LE WEEK-END (15, 93 mins) ****
Starring Jim Broadbent, Lindsay Duncan, Jeff Goldblum, Olly Alexander, Brice Beaugier. Director: Roger Michell.

Life begins and also falls apart at 60 in the cinematic collaborations of director Roger Michell (Notting Hill) and screenwriter Hanif Kureishi (My Beautiful Laundrette).

In 2003, they sensitively explored the spiky issue of romance across the generational divide between grandmother (Anne Reid) and her grown-up daughter’s hunky beau (Daniel Craig) in The Mother.

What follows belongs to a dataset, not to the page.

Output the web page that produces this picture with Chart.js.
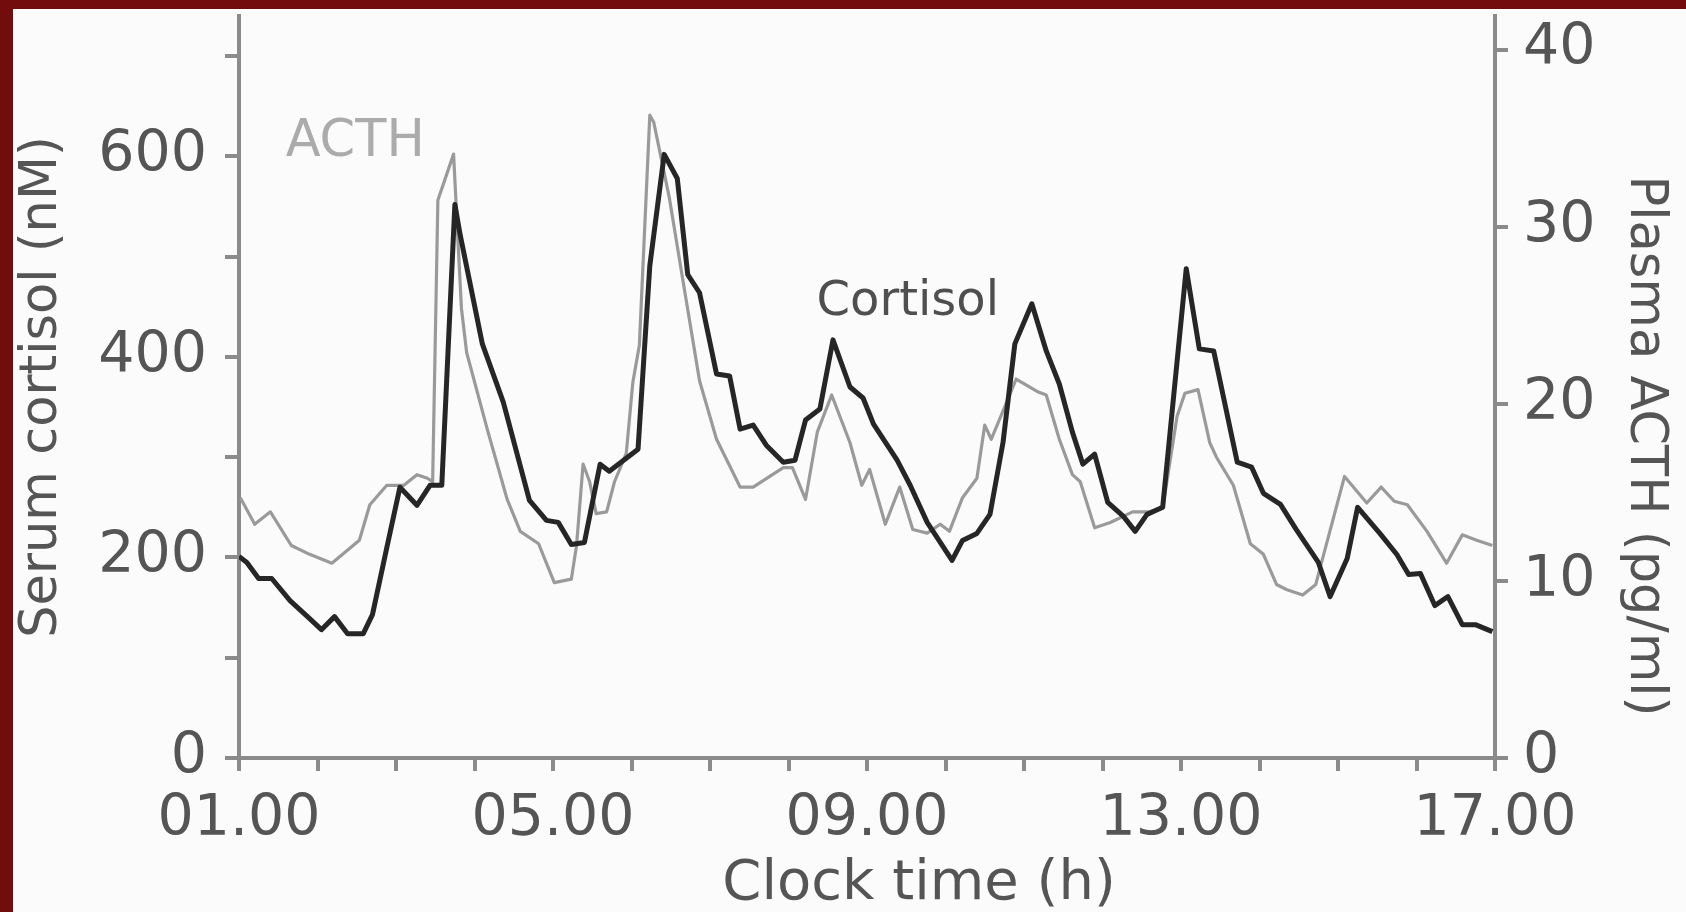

There was a similar lightness of touch in the Oscar nominated 2006 film, Venus, in which a septuagenarian thesp (Peter O’Toole) gets a twinkle in his eye around his twenty-something carer (Jodie Whittaker).

Laughter and heartbreak walk hand in clammy hand in Michell and Kureishi’s latest confection, Le Week-end, an elegiac portrait of a married couple testing the robustness of their relationship during a celebratory weekend in Paris.

The French capital looks glorious and provides a suitably swoonsome backdrop to Kureishi’s verbal grenades that explode with devastating impact.

Regret hangs in the air like parfum and amorous advances (“May I touch you?”) are swatted away with a casual indifference (“What for?”) that cuts to the bone.

Jim Broadbent and Lindsay Duncan, who played onscreen spouses in the 2006 TV movie Longford, spare themselves and each other few blushes as the husband and wife, who have watched their brood fly the nest and must now contemplate spending their twilight years solely in each other’s company.

“Once the kids have gone, what’s left of us?” wonders Meg (Duncan), who has chosen to celebrate 30 years with husband Nick (Broadbent) by revisiting old haunts in the city of amour.

Festivities start on a sour note when the two-star hotel that Nick has chosen turns out to be a dog-eared vision in beige.

She takes charge and they move into a plush suite with a balcony view of the Eiffel Tower that is clearly going to test their credit card to its limit.

Walks around arrondissements are accompanied by occasional bickering and one evening, the couple cross paths with Nick’s university pal Morgan (Goldblum), who invites them to a dinner party.

“They’re French. I’m sure their lives are terrible too,” whispers Nick as they enviously survey a room festooned with well-heeled intelligentsia.

Le Week-end doesn’t indulge in Nick’s habit of rose-tinting the past, which compels Meg to sigh, “You always did edit out the arguments and misery.”

The script elicits powerful performances from the leads as they dance awkwardly around the possibility they might be happier apart.

Pacing meanders like Nick and Meg during their sojourn, and the narrative diversion with Goldblum and his neglected son (Alexander) doesn’t ring entirely true. Yet the raw emotional honesty of Broadbent and Duncan shines through this fleeting fog of contrivance.